INSTRUCTIONS FOR THE TASK - Determine which lines of the records include the word "this", and copy them.
-- START OF DATA EXCERPTS --
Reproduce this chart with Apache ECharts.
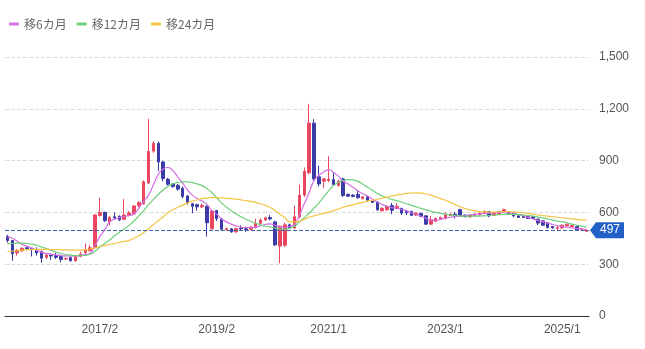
<!DOCTYPE html>
<html><head><meta charset="utf-8">
<script src="https://cdn.jsdelivr.net/npm/echarts@6/dist/echarts.min.js"></script>
<style>html,body{margin:0;padding:0;background:#fff}#c{width:645px;height:349px}</style>
</head><body><div id="c"></div>
<script>
// months 2015/7 .. 2025/6
const categories = [];
for (let k = 0; k < 120; k++) { const m = 6 + k; categories.push((2015 + Math.floor(m / 12)) + '/' + (m % 12 + 1)); }
const tickLabels = ['2017/2', '2019/2', '2021/1', '2023/1', '2025/1'];
const lastPrice = 497;

const opens = [460,437,365,378,395,392,385,373,340,352, 350,345,330,338,320,345,368,378,398,582,
  600,545,575,578,560,582,592,638,650,770, 955,1000,892,792,765,757,740,695,650,645,
  632,636,506,610,563,500,505,488,510,505, 502,512,537,556,570,545,405,410,528,510,
  575,700,829,1117,806,781,785,790,756,794, 704,700,704,680,690,668,660,610,615,640,
  623,623,605,605,585,594,580,532,548,562, 565,582,590,616,584,574,580,586,595,604,
  584,590,600,604,596,580,580,575,575,561, 551,541,518,508,510,522,518,518,499,490];
const closes = [437,360,380,392,390,385,365,335,353,348, 340,328,333,320,343,358,383,395,585,600,
  552,570,568,557,585,597,637,657,777,952, 1000,892,796,763,750,735,692,655,635,632,
  640,540,608,563,502,506,487,506,505,500, 515,537,556,569,562,412,520,528,512,575,
  700,838,1117,794,765,794,792,761,781,698, 694,692,685,690,671,658,615,623,633,612,
  635,596,598,583,596,577,532,557,565,571, 590,590,582,580,575,582,590,596,604,580,
  600,604,616,590,580,571,571,565,565,538, 526,512,510,512,526,532,526,499,506,497];
const lows = [425,320,350,370,385,345,350,308,330,325, 330,310,325,315,315,340,360,375,390,575,
  545,525,560,550,555,576,585,630,645,765, 945,840,780,755,742,725,680,645,595,610,
  625,460,500,550,495,494,483,480,492,487, 498,508,530,550,555,405,305,400,505,505,
  565,690,820,780,750,742,775,755,750,690, 690,688,680,675,665,655,610,605,610,590,
  618,585,585,578,580,572,528,528,545,558, 560,578,565,575,572,570,578,582,590,572,
  580,586,596,586,571,568,568,562,562,526, 522,508,506,497,506,518,515,495,496,487];
const highs = [470,440,388,398,400,395,398,380,360,358, 365,350,340,345,350,372,420,410,590,685,
  605,580,600,582,677,608,642,665,785,1142, 1010,1010,898,800,770,765,750,700,655,650,
  650,640,612,615,568,512,510,512,525,517, 520,563,565,575,585,552,525,540,535,640,
  760,860,1229,1140,871,800,925,833,790,800, 710,706,730,695,695,672,665,630,640,655,
  655,628,610,610,600,598,582,580,570,575, 600,594,602,620,588,585,593,600,612,606,
  603,606,622,608,598,583,582,578,577,563, 553,543,520,520,530,535,528,520,508,502];

const ma6 = [458,450,433,415,405,392,380,370,362,358, 354,350,348,347,348,350,355,362,410,460,
  500,545,560,570,575,582,592,625,665,700, 760,820,852,860,842,805,770,730,700,680,
  665,645,612,590,562,545,532,522,514,512, 512,515,522,530,534,525,518,514,520,530,
  585,650,715,785,815,835,848,832,810,780, 765,745,725,708,695,676,660,645,636,627,
  625,617,610,598,588,578,565,555,553,560, 566,572,577,580,583,586,589,591,593,595,
  597,599,600,598,594,588,580,571,562,553, 545,538,530,524,519,514,510,507,504,502];
const ma12 = [418,420,422,422,420,416,410,400,390,380, 370,362,356,352,350,350,352,358,375,400,
  420,440,465,485,505,525,550,580,610,645, 675,705,730,750,765,773,777,777,772,765,
  755,738,715,685,655,630,610,592,575,560, 548,537,528,520,515,510,505,503,508,520,
  545,570,595,625,655,690,725,755,775,785, 790,788,780,765,745,728,710,695,685,675,
  668,660,650,641,632,623,615,607,600,595, 590,586,582,580,578,578,578,579,580,582,
  585,587,588,588,588,587,585,582,578,573, 568,562,555,550,545,540,532,526,520,515];
const ma24 = [372,375,378,381,383,385,386,386,386,385, 385,384,383,382,381,381,383,388,395,402,
  408,414,420,426,432,438,450,465,483,504, 530,552,575,600,615,630,642,655,665,672,
  680,683,685,685,684,682,680,677,673,668, 664,658,650,640,628,610,590,570,545,545,
  548,560,572,580,588,594,602,610,620,630, 638,645,652,658,665,670,676,682,688,695,
  700,705,710,712,713,712,708,700,690,680, 670,658,645,633,623,615,610,605,603,602,
  602,603,604,604,603,601,598,594,590,586, 582,578,575,572,569,566,563,560,557,555];

const candles = opens.map((o, i) => [o, closes[i], lows[i], highs[i]]);
const UP = '#e8475f', DOWN = '#3b3ba8';
const sans = "'Liberation Sans', Arial, sans-serif";

const chart = echarts.init(document.getElementById('c'), null, { renderer: 'canvas' });
chart.setOption({
  animation: false,
  textStyle: { fontFamily: sans },
  legend: {
    data: ['移6カ月', '移12カ月', '移24カ月'],
    left: 4, top: 13, icon: 'roundRect', itemWidth: 10, itemHeight: 3, itemGap: 10,
    textStyle: { color: '#666', fontSize: 12, fontFamily: "'Noto Sans CJK JP', sans-serif" }
  },
  grid: { left: 5, right: 56, top: 57, bottom: 33 },
  xAxis: {
    type: 'category', data: categories, boundaryGap: true,
    axisLine: { lineStyle: { color: '#333' } },
    axisTick: { show: false },
    axisLabel: { interval: (i, v) => tickLabels.includes(v), color: '#555', fontSize: 12, margin: 8 },
    splitLine: { show: false }
  },
  yAxis: {
    type: 'value', position: 'right', min: 0, max: 1500, interval: 300,
    axisLine: { show: false }, axisTick: { show: false },
    axisLabel: { color: '#555', fontSize: 12, margin: 10, formatter: v => v.toLocaleString('en-US') },
    splitLine: { lineStyle: { type: 'dashed', color: '#dcdcdc' } }
  },
  series: [
    {
      name: '株価', type: 'candlestick', data: candles, barWidth: '62%',
      itemStyle: { color: UP, color0: DOWN, borderColor: UP, borderColor0: DOWN, borderWidth: 1 },
      markLine: {
        silent: true, symbol: 'none', label: { show: false },
        lineStyle: { color: '#3d64ad', type: 'dashed', width: 1 },
        data: [{ yAxis: lastPrice }]
      }
    },
    { name: '移6カ月', type: 'line', data: ma6, smooth: true, showSymbol: false, lineStyle: { width: 1.2, color: '#d36ee3' }, itemStyle: { color: '#d36ee3' } },
    { name: '移12カ月', type: 'line', data: ma12, smooth: true, showSymbol: false, lineStyle: { width: 1.2, color: '#6ccf7b' }, itemStyle: { color: '#6ccf7b' } },
    { name: '移24カ月', type: 'line', data: ma24, smooth: true, showSymbol: false, lineStyle: { width: 1.2, color: '#f3c443' }, itemStyle: { color: '#f3c443' } }
  ]
});

// price tag at the right edge of the grid
const rect = chart.getModel().getComponent('grid', 0).coordinateSystem.getRect();
const rx = rect.x + rect.width + 1;
const py = chart.convertToPixel({ yAxisIndex: 0 }, lastPrice);
chart.setOption({
  graphic: [
    { type: 'polygon', z: 100, shape: { points: [[rx, py], [rx + 6, py - 8], [rx + 34, py - 8], [rx + 34, py + 8], [rx + 6, py + 8]] }, style: { fill: '#2160c6' } },
    { type: 'text', z: 101, x: rx + 20, y: py, style: { text: String(lastPrice), fill: '#fff', font: '12px ' + sans, align: 'center', verticalAlign: 'middle' } }
  ]
});
</script></body></html>
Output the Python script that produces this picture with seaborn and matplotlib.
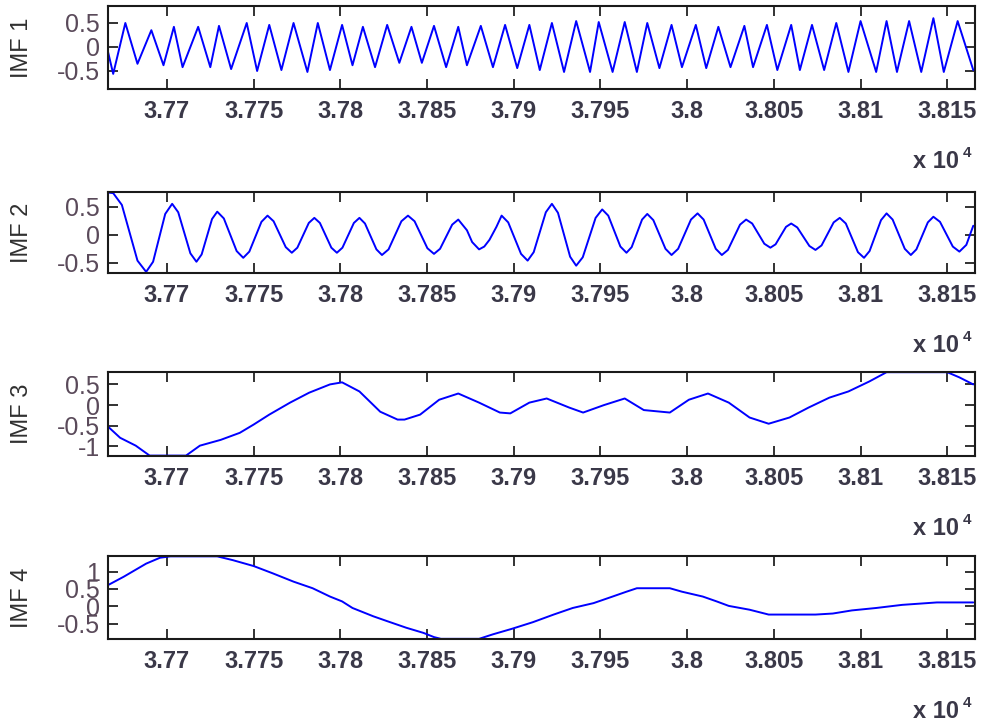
import matplotlib
matplotlib.use("Agg")
import matplotlib.pyplot as plt
import numpy as np
import pandas as pd
import seaborn as sns

# ---------------- data ----------------
imf1_t = [37666, 37669, 37676, 37683, 37691, 37698, 37704, 37709, 37718, 37725,
          37730, 37737, 37746, 37752, 37759, 37766, 37773, 37781, 37787, 37794,
          37801, 37807, 37813, 37820, 37827, 37834, 37841, 37847, 37854, 37861,
          37868, 37873, 37881, 37888, 37895, 37902, 37909, 37915, 37922, 37929,
          37936, 37944, 37949, 37957, 37964, 37971, 37977, 37984, 37991, 37997,
          38005, 38011, 38018, 38025, 38033, 38038, 38046, 38052, 38060, 38065,
          38072, 38079, 38086, 38093, 38100, 38109, 38115, 38121, 38128, 38135,
          38142, 38148, 38156, 38165]
imf1_v = [-0.10, -0.56, 0.50, -0.35, 0.35, -0.38, 0.42, -0.42, 0.42, -0.42,
          0.44, -0.46, 0.50, -0.50, 0.46, -0.48, 0.50, -0.52, 0.50, -0.48,
          0.46, -0.38, 0.42, -0.42, 0.46, -0.33, 0.42, -0.33, 0.44, -0.42,
          0.42, -0.38, 0.44, -0.42, 0.46, -0.44, 0.46, -0.48, 0.50, -0.52,
          0.54, -0.52, 0.52, -0.52, 0.52, -0.52, 0.50, -0.44, 0.46, -0.42,
          0.46, -0.44, 0.42, -0.42, 0.44, -0.42, 0.46, -0.48, 0.46, -0.48,
          0.46, -0.48, 0.50, -0.52, 0.54, -0.52, 0.54, -0.52, 0.54, -0.52,
          0.60, -0.52, 0.54, -0.48]

imf2_t = [37666, 37669, 37674, 37683, 37688,
          37692, 37699, 37703,
          37706.5, 37713.5, 37717,
          37720, 37726, 37729,
          37732.8, 37740.2, 37744,
          37747.5, 37754.5, 37758,
          37761.5, 37768.5, 37772,
          37775.2, 37781.8, 37785,
          37788.2, 37794.8, 37798,
          37801.2, 37807.8, 37811,
          37814.2, 37820.8, 37824,
          37827.8, 37835.2, 37839,
          37842.8, 37850.2, 37854,
          37857.5, 37864.5, 37868,
          37873, 37876, 37880, 37883, 37886, 37890, 37893,
          37896.8, 37904.2, 37908,
          37911.5, 37918.5, 37922,
          37925.5, 37932.5, 37936,
          37939.8, 37947.2, 37951,
          37954.5, 37961.5, 37965,
          37968, 37974, 37977,
          37980.5, 37987.5, 37991,
          37994.8, 38002.2, 38006,
          38009.5, 38016.5, 38020,
          38023.5, 38030.5, 38034,
          38037.5, 38044.5, 38048,
          38051, 38057, 38060,
          38063.5, 38070.5, 38074,
          38077.5, 38084.5, 38088,
          38091.5, 38098.5, 38102,
          38105.2, 38111.8, 38115,
          38118.5, 38125.5, 38129,
          38132.2, 38138.8, 38142,
          38145.8, 38153.2, 38157,
          38161, 38165]
imf2_v = [0.75, 0.74, 0.53, -0.46, -0.66,
          -0.48, 0.37, 0.55,
          0.40, -0.33, -0.48,
          -0.35, 0.28, 0.41,
          0.29, -0.29, -0.41,
          -0.30, 0.23, 0.34,
          0.24, -0.22, -0.32,
          -0.23, 0.21, 0.30,
          0.21, -0.23, -0.32,
          -0.23, 0.21, 0.30,
          0.20, -0.26, -0.36,
          -0.26, 0.24, 0.34,
          0.24, -0.24, -0.34,
          -0.25, 0.18, 0.27,
          0.08, -0.13, -0.26, -0.21, -0.09, 0.14, 0.34,
          0.22, -0.34, -0.46,
          -0.31, 0.40, 0.55,
          0.39, -0.39, -0.55,
          -0.40, 0.30, 0.45,
          0.34, -0.21, -0.32,
          -0.22, 0.27, 0.37,
          0.26, -0.25, -0.36,
          -0.25, 0.27, 0.38,
          0.27, -0.25, -0.36,
          -0.27, 0.18, 0.27,
          0.20, -0.16, -0.23,
          -0.17, 0.14, 0.20,
          0.13, -0.20, -0.27,
          -0.19, 0.22, 0.30,
          0.20, -0.31, -0.41,
          -0.29, 0.26, 0.38,
          0.27, -0.25, -0.36,
          -0.26, 0.22, 0.32,
          0.23, -0.21, -0.30,
          -0.18, 0.16]

imf3_t = [37666, 37673, 37682, 37690, 37700, 37711, 37719, 37731, 37742, 37750,
          37759, 37771, 37782, 37794, 37801, 37811, 37823, 37833, 37837, 37846,
          37857, 37868, 37880, 37892, 37898, 37909, 37919, 37932, 37940, 37952,
          37964, 37975, 37990, 38001, 38012, 38024, 38036, 38047, 38059, 38070,
          38082, 38093, 38105, 38115, 38131, 38150, 38157, 38165]
imf3_v = [-0.52, -0.79, -0.98, -1.22, -1.22, -1.22, -0.98, -0.84, -0.67, -0.47,
          -0.23, 0.06, 0.30, 0.50, 0.55, 0.33, -0.16, -0.35, -0.35, -0.23,
          0.13, 0.28, 0.06, -0.18, -0.20, 0.06, 0.16, -0.06, -0.18, 0.00,
          0.16, -0.12, -0.18, 0.13, 0.28, 0.06, -0.30, -0.45, -0.30, -0.06,
          0.18, 0.33, 0.57, 0.795, 0.795, 0.795, 0.67, 0.50]

imf4_t = [37666, 37675, 37688, 37696, 37702, 37729, 37738, 37750, 37761,
          37773, 37784, 37794, 37801, 37807, 37819, 37827, 37838, 37848, 37854,
          37858, 37880, 37888, 37899, 37911, 37923, 37934, 37946, 37957,
          37965, 37971, 37978, 37990, 37997, 38009, 38017, 38024, 38036, 38047,
          38059, 38074, 38084, 38095, 38109, 38124, 38144, 38165]
imf4_v = [0.61, 0.85, 1.23, 1.40, 1.44, 1.44, 1.33, 1.16, 0.95,
          0.71, 0.52, 0.28, 0.14, -0.05, -0.29, -0.43, -0.62, -0.77, -0.89,
          -0.94, -0.94, -0.81, -0.65, -0.46, -0.24, -0.05, 0.09, 0.28,
          0.42, 0.52, 0.52, 0.52, 0.42, 0.28, 0.14, 0.01, -0.10, -0.24,
          -0.24, -0.24, -0.21, -0.12, -0.05, 0.04, 0.11, 0.11]

labels = ["IMF 1", "IMF 2", "IMF 3", "IMF 4"]

xtick_vals = [37700, 37750, 37800, 37850, 37900, 37950, 38000, 38050, 38100, 38150]
xtick_labels = ["3.77", "3.775", "3.78", "3.785", "3.79", "3.795", "3.8", "3.805", "3.81", "3.815"]

ytick_vals = [[0.5, 0, -0.5], [0.5, 0, -0.5], [0.5, 0, -0.5, -1], [1, 0.5, 0, -0.5]]
ytick_labels = [["0.5", "0", "-0.5"], ["0.5", "0", "-0.5"],
                ["0.5", "0", "-0.5", "-1"], ["1", "0.5", "0", "-0.5"]]

# ---------------- layout / style ----------------
sns.set_style("white")
plt.rcParams["font.family"] = ["Liberation Sans", "DejaVu Sans"]

W, H = 984, 726
fig = plt.figure(figsize=(W / 100, H / 100), dpi=100)
fig.patch.set_facecolor("white")

# (top, bottom) of each axes box in pixels
boxes = [(6, 89), (192, 273), (372, 456), (556, 639)]
ylims = [(-0.875, 0.854), (-0.68, 0.76), (-1.23, 0.80), (-0.945, 1.45)]
series = [(imf1_t, imf1_v), (imf2_t, imf2_v), (imf3_t, imf3_v), (imf4_t, imf4_v)]

left_px, right_px = 108, 975
for i, ((top, bot), (t, v)) in enumerate(zip(boxes, series)):
    ax = fig.add_axes([left_px / W, 1 - bot / H, (right_px - left_px) / W, (bot - top) / H])
    df = pd.DataFrame({"t": t, "v": v})
    sns.lineplot(data=df, x="t", y="v", ax=ax, color="#0000ff", linewidth=1.4,
                 estimator=None, sort=False)
    ax.set_xlim(37666, 38166)
    ax.set_ylim(*ylims[i])
    ax.set_xticks(xtick_vals)
    ax.set_xticklabels(xtick_labels, fontsize=17, fontweight="bold", color="#3a3848")
    ax.set_yticks(ytick_vals[i])
    ax.set_yticklabels(ytick_labels[i], fontsize=18, color="#5a4a5a")
    ax.set_xlabel("")
    ax.set_ylabel(labels[i], fontsize=17, color="#303030")
    ax.yaxis.set_label_coords(-0.0865, 0.5)
    ax.tick_params(axis="both", direction="in", length=7, width=1.3, color="#222222",
                   top=True, right=True, bottom=True, left=True)
    ax.tick_params(axis="x", pad=8)
    ax.tick_params(axis="y", pad=6)
    for sp in ax.spines.values():
        sp.set_visible(True)
        sp.set_linewidth(1.5)
        sp.set_color("#1a1a1a")
    # exponent label "x 10^4"
    fig.text(913 / W, 1 - (bot + 79) / H, "x 10", fontsize=17, fontweight="bold",
             color="#3a3848", ha="left", va="baseline")
    fig.text(963 / W, 1 - (bot + 68) / H, "4", fontsize=11, fontweight="bold",
             color="#3a3848", ha="left", va="baseline")

fig.savefig("out.png", dpi=100)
-- END OF DATA EXCERPTS --
FINAL RESULT -
Reproduce this chart with Apache ECharts.
Output the Python script that produces this picture with seaborn and matplotlib.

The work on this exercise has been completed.